A pipeline company is fighting the practice of flaring gas in Texas, threatening to slow the pace of oil production.
Flaring gas has become an epidemic in Texas. Permian drillers have ramped up oil production to astounding levels, which has led to a wave of associated natural gas output. But while there have been serious constraints for moving oil on pipelines, the bottlenecks for gas pipelines are even worse. With no place to put the gas, shale companies are simply lighting the gas on fire and flaring it off into the air.
In the Permian and the Eagle Ford, shale drillers flared an average of 740 million cubic feet of natural gas per day in the first quarter, according to the Wall Street Journal. The amount of gas burned off into the air in the first three months of the year was worth $1.8 million per day and emitted the equivalent greenhouse gas emissions of 5 million cars, the WSJ said.
Perhaps even more shocking is the fact that the Texas Railroad Commission, the oil regulator in Texas, has received more than 27,000 requests for flaring permits in the last seven years, and has not denied a single request, according to the Wall Street Journal. There are ostensibly limits on flaring in the state, but in practice nothing is really enforced. “Then why have the statue in the first place?” John Hays Jr., an attorney with pipeline operator Williams Co., said in an interview with the Wall Street Journal.
As WSJ notes, Williams Co. is trying to contest a flaring permit request by Eagle Ford shale driller Exco Resources.
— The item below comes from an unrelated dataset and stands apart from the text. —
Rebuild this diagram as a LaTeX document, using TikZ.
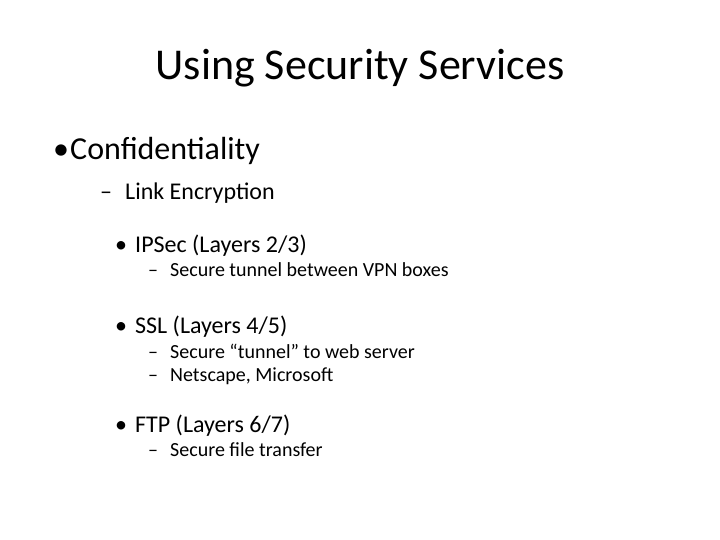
\documentclass[tikz,border=0pt]{standalone}
\usepackage{fontspec}
\setmainfont{Carlito}
\begin{document}
\begin{tikzpicture}[x=1pt,y=-1pt,
  txt/.style={anchor=base west,inner sep=0pt},
  la/.style={txt,font=\fontsize{32}{36}\selectfont},
  lb/.style={txt,font=\fontsize{24}{28}\selectfont},
  lc/.style={txt,font=\fontsize{24}{28}\selectfont},
  ld/.style={txt,font=\fontsize{20}{24}\selectfont}]
\useasboundingbox[fill=white] (0,0) rectangle (720,540);
\node[anchor=base,inner sep=0pt,font=\fontsize{44}{48}\selectfont] (title) at (360,80) {Using Security Services};
\node[la] (b1) at (53,160) {•};
\node[la] (t1) at (70,160) {Confidentiality};
\node[lb] (b2) at (100,200) {–};
\node[lb] (t2) at (125,200) {Link Encryption};
\node[lc] (b3) at (115,252) {•};
\node[lc] (t3) at (135,252) {IPSec (Layers 2/3)};
\node[ld] (b4) at (148,276) {–};
\node[ld] (t4) at (170,276) {Secure tunnel between VPN boxes};
\node[lc] (b5) at (115,333) {•};
\node[lc] (t5) at (135,333) {SSL (Layers 4/5)};
\node[ld] (b6) at (148,358) {–};
\node[ld] (t6) at (170,358) {Secure “tunnel” to web server};
\node[ld] (b7) at (148,381) {–};
\node[ld] (t7) at (170,381) {Netscape, Microsoft};
\node[lc] (b8) at (115,432) {•};
\node[lc] (t8) at (135,432) {FTP (Layers 6/7)};
\node[ld] (b9) at (148,456) {–};
\node[ld] (t9) at (170,456) {Secure file transfer};
\end{tikzpicture}
\end{document}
Exco apparently wants to flare all of the gas from a series of wells in South Texas despite the fact that the wells can be connected to existing pipelines. Exco wants to flare the gas because its more profitable than buying space on the pipeline. Williams fears that unchecked flaring would be a setback for pipeline companies who look for contracts before building new pipelines.
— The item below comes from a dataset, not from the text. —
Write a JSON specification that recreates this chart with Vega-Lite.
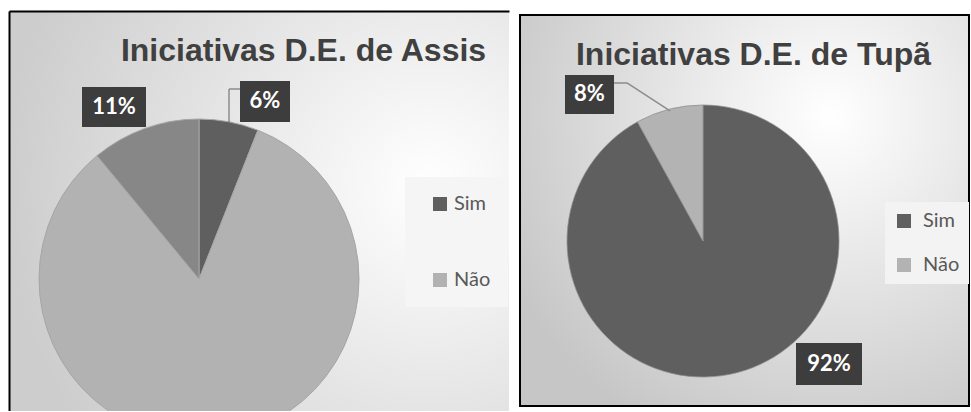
{
  "$schema": "https://vega.github.io/schema/vega-lite/v6.json",
  "padding": {"left": 9, "top": 11, "right": 1, "bottom": 0},
  "spacing": 10,
  "center": true,
  "background": "white",
  "config": {
    "font": "Lato",
    "title": {"font": "Liberation Sans", "fontSize": 32, "fontWeight": "bold", "color": "#404040", "anchor": "middle", "frame": "group", "baseline": "alphabetic", "offset": -57},
    "legend": {"labelFont": "Lato", "labelFontSize": 20, "labelColor": "#595959", "symbolType": "square", "symbolSize": 196, "symbolStrokeWidth": 0, "orient": "none", "title": null}
  },
  "resolve": {"scale": {"color": "independent", "x": "independent", "y": "independent"}, "legend": {"color": "independent"}},
  "hconcat": [
    {
      "width": 500,
      "height": 400,
      "view": {"stroke": null, "fill": {"gradient": "radial", "x1": 0.84, "y1": 0.45, "r1": 0, "x2": 0.84, "y2": 0.45, "r2": 0.85, "stops": [{"offset": 0, "color": "#ffffff"}, {"offset": 1, "color": "#cdcdcd"}]}},
      "title": {"text": "Iniciativas D.E. de Assis", "dx": 44.5},
      "data": {"values": [
        {"categoria": "Sim", "pct": 0.06, "ordem": 1},
        {"categoria": "Não", "pct": 0.83, "ordem": 2},
        {"categoria": "Outros", "pct": 0.11, "ordem": 3}
      ]},
      "layer": [
        {
          "mark": {"type": "arc", "outerRadius": 160, "stroke": "#a6a6a6", "strokeWidth": 1, "clip": true},
          "encoding": {
            "x": {"datum": 0.38, "type": "quantitative", "scale": {"domain": [0, 1]}, "axis": {"orient": "top", "domainColor": "#000000", "domainWidth": 2, "ticks": false, "labels": false, "grid": false, "title": null}},
            "y": {"datum": 0.67, "type": "quantitative", "scale": {"domain": [0, 1], "reverse": true}, "axis": {"orient": "left", "domainColor": "#000000", "domainWidth": 2, "ticks": false, "labels": false, "grid": false, "title": null}},
            "theta": {"field": "pct", "type": "quantitative", "stack": true},
            "order": {"field": "ordem"},
            "color": {"field": "categoria", "type": "nominal", "scale": {"domain": ["Sim", "Não", "Outros"], "range": ["#5f5f5f", "#b2b2b2", "#878787"]},
              "legend": {"values": ["Sim", "Não"], "legendX": 396, "legendY": 166, "padding": 17, "rowPadding": 56, "symbolOffset": 8, "labelOffset": 4, "fillColor": "#f5f5f5"}}
          }
        },
        {
          "transform": [{"filter": "datum.categoria === 'Sim'"}],
          "mark": {"type": "rule", "color": "#8c8c8c", "strokeWidth": 1.5},
          "encoding": {"x": {"datum": 0.44, "type": "quantitative"}, "y": {"datum": 0.2775, "type": "quantitative"}, "y2": {"datum": 0.195}}
        },
        {
          "transform": [{"filter": "datum.categoria === 'Sim'"}],
          "mark": {"type": "rule", "color": "#8c8c8c", "strokeWidth": 1.5},
          "encoding": {"x": {"datum": 0.44, "type": "quantitative"}, "x2": {"datum": 0.462}, "y": {"datum": 0.195, "type": "quantitative"}}
        },
        {
          "transform": [{"filter": "datum.categoria === 'Sim'"}],
          "mark": {"type": "rect", "color": "#3d3d3d"},
          "encoding": {"x": {"datum": 0.462, "type": "quantitative"}, "x2": {"datum": 0.562}, "y": {"datum": 0.175, "type": "quantitative"}, "y2": {"datum": 0.2775}}
        },
        {
          "transform": [{"filter": "datum.categoria === 'Sim'"}],
          "mark": {"type": "text", "color": "#ffffff", "font": "Lato", "fontWeight": "bold", "fontSize": 22, "align": "center", "baseline": "middle"},
          "encoding": {"x": {"datum": 0.512, "type": "quantitative"}, "y": {"datum": 0.226, "type": "quantitative"}, "text": {"field": "pct", "type": "quantitative", "format": ".0%"}}
        },
        {
          "transform": [{"filter": "datum.categoria === 'Outros'"}],
          "mark": {"type": "rect", "color": "#3d3d3d"},
          "encoding": {"x": {"datum": 0.146, "type": "quantitative"}, "x2": {"datum": 0.274}, "y": {"datum": 0.19, "type": "quantitative"}, "y2": {"datum": 0.29}}
        },
        {
          "transform": [{"filter": "datum.categoria === 'Outros'"}],
          "mark": {"type": "text", "color": "#ffffff", "font": "Lato", "fontWeight": "bold", "fontSize": 22, "align": "center", "baseline": "middle"},
          "encoding": {"x": {"datum": 0.21, "type": "quantitative"}, "y": {"datum": 0.24, "type": "quantitative"}, "text": {"field": "pct", "type": "quantitative", "format": ".0%"}}
        }
      ]
    },
    {
      "width": 449,
      "height": 391,
      "view": {"stroke": "#000000", "strokeWidth": 2, "fill": {"gradient": "radial", "x1": 0.69, "y1": 0.29, "r1": 0, "x2": 0.69, "y2": 0.29, "r2": 0.8, "stops": [{"offset": 0, "color": "#ffffff"}, {"offset": 1, "color": "#c6c6c6"}]}},
      "title": {"text": "Iniciativas D.E. de Tupã", "dx": 9},
      "data": {"values": [
        {"categoria": "Sim", "pct": 0.92, "ordem": 1},
        {"categoria": "Não", "pct": 0.08, "ordem": 2}
      ]},
      "layer": [
        {
          "mark": {"type": "arc", "outerRadius": 136, "stroke": "#8f8f8f", "strokeWidth": 0.75},
          "encoding": {
            "x": {"datum": 0.4076, "type": "quantitative", "scale": {"domain": [0, 1]}, "axis": null},
            "y": {"datum": 0.578, "type": "quantitative", "scale": {"domain": [0, 1], "reverse": true}, "axis": null},
            "theta": {"field": "pct", "type": "quantitative", "stack": true},
            "order": {"field": "ordem"},
            "color": {"field": "categoria", "type": "nominal", "scale": {"domain": ["Sim", "Não"], "range": ["#5f5f5f", "#b3b3b3"]},
              "legend": {"legendX": 365, "legendY": 187, "padding": 9, "rowPadding": 24, "symbolOffset": 0, "labelOffset": 9, "fillColor": "#f3f3f3"}}
          }
        },
        {
          "transform": [{"filter": "datum.categoria === 'Não'"}],
          "mark": {"type": "rule", "color": "#8c8c8c", "strokeWidth": 1.5},
          "encoding": {"x": {"datum": 0.2094, "type": "quantitative"}, "x2": {"datum": 0.2383}, "y": {"datum": 0.1739, "type": "quantitative"}}
        },
        {
          "transform": [{"filter": "datum.categoria === 'Não'"}],
          "mark": {"type": "rule", "color": "#8c8c8c", "strokeWidth": 1.5},
          "encoding": {"x": {"datum": 0.2383, "type": "quantitative"}, "x2": {"datum": 0.3341}, "y": {"datum": 0.1739, "type": "quantitative"}, "y2": {"datum": 0.2455}}
        },
        {
          "transform": [{"filter": "datum.categoria === 'Não'"}],
          "mark": {"type": "rect", "color": "#3d3d3d"},
          "encoding": {"x": {"datum": 0.1002, "type": "quantitative"}, "x2": {"datum": 0.2094}, "y": {"datum": 0.1535, "type": "quantitative"}, "y2": {"datum": 0.2532}}
        },
        {
          "transform": [{"filter": "datum.categoria === 'Não'"}],
          "mark": {"type": "text", "color": "#ffffff", "font": "Lato", "fontWeight": "bold", "fontSize": 22, "align": "center", "baseline": "middle"},
          "encoding": {"x": {"datum": 0.1548, "type": "quantitative"}, "y": {"datum": 0.2033, "type": "quantitative"}, "text": {"field": "pct", "type": "quantitative", "format": ".0%"}}
        },
        {
          "transform": [{"filter": "datum.categoria === 'Sim'"}],
          "mark": {"type": "rect", "color": "#3d3d3d"},
          "encoding": {"x": {"datum": 0.6147, "type": "quantitative"}, "x2": {"datum": 0.7617}, "y": {"datum": 0.8389, "type": "quantitative"}, "y2": {"datum": 0.9463}}
        },
        {
          "transform": [{"filter": "datum.categoria === 'Sim'"}],
          "mark": {"type": "text", "color": "#ffffff", "font": "Lato", "fontWeight": "bold", "fontSize": 22, "align": "center", "baseline": "middle"},
          "encoding": {"x": {"datum": 0.6882, "type": "quantitative"}, "y": {"datum": 0.8926, "type": "quantitative"}, "text": {"field": "pct", "type": "quantitative", "format": ".0%"}}
        }
      ]
    }
  ]
}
Texas shale drillers have not run into significant resistance to flaring to date, but opposition from a powerful midstream company may pose a more formidable obstacle. If the Texas Railroad Commission denies the permit, it could slow the pace of oil production in the state.
Evidence of this dynamic is already visible in North Dakota, where flaring is also running well above state limits. But the constraints on flaring in the Bakken, such as they are, are nonetheless having more of an impact than they are in Texas. North Dakota’s Lieutenant Governor Brent Sanford told an industry conference that Bakken oil production would be vastly higher if not for bottlenecks on capturing natural gas.
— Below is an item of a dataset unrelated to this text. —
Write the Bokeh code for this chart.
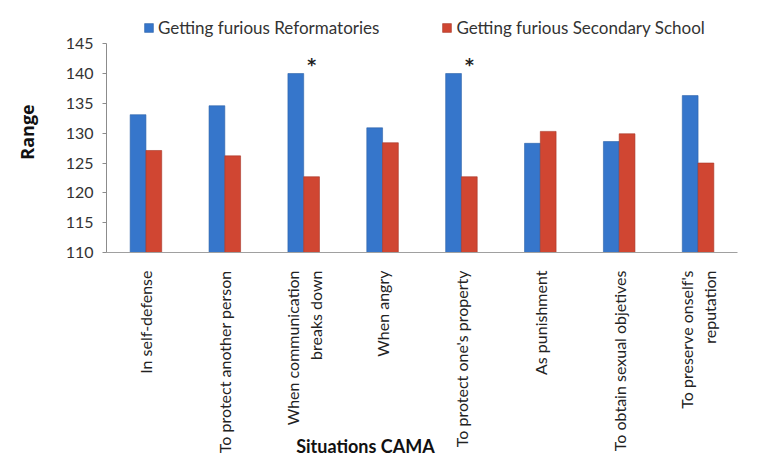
from bokeh.plotting import figure
from bokeh.models import ColumnDataSource, FixedTicker, Legend, LegendItem
from bokeh.transform import dodge
from bokeh.core.properties import value
from bokeh.embed import file_html
from bokeh.resources import INLINE
import math

categories = [
    "In self-defense",
    "To protect another person",
    "When communication\nbreaks down",
    "When angry",
    "To protect one's property",
    "As punishment",
    "To obtain sexual objetives",
    "To preserve onself's\nreputation",
]
reformatories = [133.1, 134.6, 140.0, 130.9, 140.0, 128.3, 128.6, 136.3]
secondary = [127.1, 126.2, 122.7, 128.4, 122.7, 130.3, 129.9, 125.0]
marks = ["", "", "*", "", "*", "", "", ""]
series_names = ["Getting furious Reformatories", "Getting furious Secondary School"]
yticks = [110, 115, 120, 125, 130, 135, 140, 145]
x_title = "Situations CAMA"
y_title = "Range"

src = ColumnDataSource(dict(cats=categories, ref=reformatories, sec=secondary,
                            marks=marks, mark_y=[v + 1.5 for v in reformatories]))

# the frame reaches above 145 so that the legend (drawn inside the frame) is not clipped;
# the y axis itself is bounded to 110..145
p = figure(x_range=categories, y_range=(110, 150.4), width=760, height=461,
           output_backend="svg", toolbar_location=None)
p.min_border_left = 106
p.min_border_top = 11
p.min_border_bottom = 209
p.min_border_right = 23
p.outline_line_color = None
p.grid.visible = False

r1 = p.vbar(x=dodge("cats", -0.1, range=p.x_range), top="ref", bottom=110, width=0.2,
            source=src, fill_color="#3676cb", line_color="#2b62a8", line_width=0.6)
r2 = p.vbar(x=dodge("cats", 0.1, range=p.x_range), top="sec", bottom=110, width=0.2,
            source=src, fill_color="#d04632", line_color="#a83526", line_width=0.6)

p.text(x=dodge("cats", 0.1, range=p.x_range), y="mark_y", text="marks", source=src,
       text_font=value("DejaVu Sans"), text_font_size="17px", text_font_style="bold",
       text_align="center", text_baseline="middle", text_color="#222222")

# y axis
p.yaxis.ticker = FixedTicker(ticks=yticks)
p.yaxis.bounds = (yticks[0], yticks[-1])
p.yaxis.axis_label = y_title
p.yaxis.axis_label_text_font = "Open Sans"
p.yaxis.axis_label_text_font_style = "bold"
p.yaxis.axis_label_text_font_size = "18px"
p.yaxis.axis_label_text_color = "#111111"
p.yaxis.axis_label_standoff = 24
p.yaxis.major_label_text_font = "Lato"
p.yaxis.major_label_text_font_size = "16px"
p.yaxis.major_label_text_color = "#333333"
p.yaxis.major_tick_out = 4
p.yaxis.major_tick_in = 0
p.yaxis.minor_tick_line_color = None
p.yaxis.axis_line_color = "#8c8c8c"
p.yaxis.major_tick_line_color = "#8c8c8c"
p.yaxis.major_label_standoff = 9

# x axis
p.xaxis.major_label_orientation = math.pi / 2
p.xaxis.major_label_text_font = "Lato"
p.xaxis.major_label_text_font_size = "16px"
p.xaxis.major_label_text_color = "#222222"
p.xaxis.major_tick_line_color = None
p.xaxis.major_label_standoff = 12
p.xaxis.axis_line_color = "#a0a0a0"
p.xaxis.axis_label = x_title + "\u00a0" * 26
p.xaxis.axis_label_text_font = "Lato"
p.xaxis.axis_label_text_font_style = "bold"
p.xaxis.axis_label_text_font_size = "18px"
p.xaxis.axis_label_text_color = "#111111"
p.xaxis.axis_label_standoff = -21

legend = Legend(items=[LegendItem(label=series_names[0], renderers=[r1]),
                       LegendItem(label=series_names[1], renderers=[r2])],
                orientation="horizontal", location=(37, 214),
                label_text_font="Lato", label_text_font_size="17px", label_text_color="#333333",
                glyph_width=11, glyph_height=11, spacing=62, padding=3, margin=0,
                border_line_color=None, background_fill_alpha=0, label_standoff=4)
p.add_layout(legend)

open("out.html", "w").write(file_html(p, INLINE))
“The only thing keeping us from setting a new oil production record is our gas production. It is outpacing our oil production and makes it difficult to meet our gas capture goals,” Sanford said at the Bakken Oil and Gas Conference Expo in Bismarck, according to S&P Global Platts. Sanford argued that North Dakota would be producing 2 million barrels per day (mb/d) if not for gas constraints, up from roughly 1.4 mb/d currently. He said that the “gas capture challenge is limiting further growth.”
North Dakota has a “goal” of limiting gas flaring to 12 percent of gas produced for this year, a limit that will decline to 9 percent in November 2020. However, as recently as May 2019, the industry flared about 19 percent. Nevertheless, state regulators say that drillers are throttling back on oil production in an effort to curtail flaring.
Meanwhile, not too far away in Alberta, natural gas drillers are facing the prospect of “widespread corporate failures, significant job loss,” and a “liquidity crisis,” according to a group of gas companies. The issue there is also one of pipelines, although in Alberta, amid pipeline constraints, gas producers are fighting for access with TC Energy (formerly TransCanada). When pipelines go offline for maintenance, gas producers say prices suffer from severe volatility and rock bottom prices. Natural gas in the region recently dipped into negative territory. More than a handful of gas drillers are proposing voluntary production cuts, with some even calling for mandatory curbs similar to those seen for the oil industry.
In all cases, natural gas production has outpaced the ability to capture it. The result is financial pain for the drillers themselves, and in some cases, an impact on oil production.